On this day, 121 years ago, Zora Neale Hurston was born in Alabama. She would go on to create some of the most memorable, incandescent, truthful prose any American writer has ever set on paper. She would inspire and teach, through her art, generations of writers. She is the example of how to write the bare truth on the page without apologies.
I learned of her birthday today, shamefully, on Facebook and I couldn’t let this day pass without writing something on my blog about her. She is one of the voices that helped me with my thesis and I owe her a great deal of gratitude.
So how did Ms. Hurston help? With the second paragraph of Their Eyes Were Watching God.
“Now, women forget all those things they don’t want to remember, and remember everything they don’t want to forget. The dream is the truth. Then they act and do things accordingly.”
The dream is the truth. The dream is the truth. These five words rocked my world. Let me explain.
I read Hurston at the beginning of my MFA program. In fact, she was in the first pile of required reading. When I started the program, I was lost. I sought the voice that went away when my dad passed away. I know now that part of that journey to find my voice was to find the truth, face it, embrace it, and soak it in.
The dream is the truth.
My dream at the time was to be okay, to find some calm in the middle of the storm I had gotten myself into. I had lived myself into a corner because I did everything I was suppose to do. I wasn’t happy. I lost a large piece of who I was and what was left was rapidly decaying. I wanted a peace that I only found on the page, in worlds created by my pen where no one could tell me what to do.

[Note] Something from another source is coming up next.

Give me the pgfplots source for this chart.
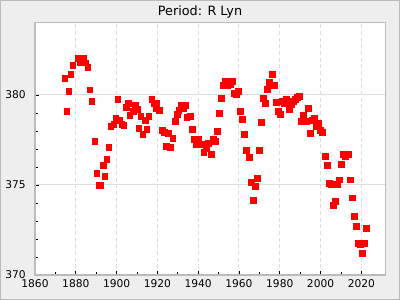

My dream, my truth, lives in the written word. Hurston gave me permission to believe it, face it, embrace it, and soak it in.
That was how this part of my journey started and she was there with me, along with Clarice Lispector. Eventually we picked up others— Cristina Garcia, Isabel Allende, Gabo, Chandler, Mosley, Green, Danticat, and so many others. These writers encouraged and taught and, above all, gave me permission to be just who I was. They were my breaths in an airless tank. I survived and I am because they were.
Hurston was the first burst of fresh air.
So, on this 121st birthday, I say thank you, but not to Hurston, an African American writer or woman writer. To Hurston, the writer. Gracias.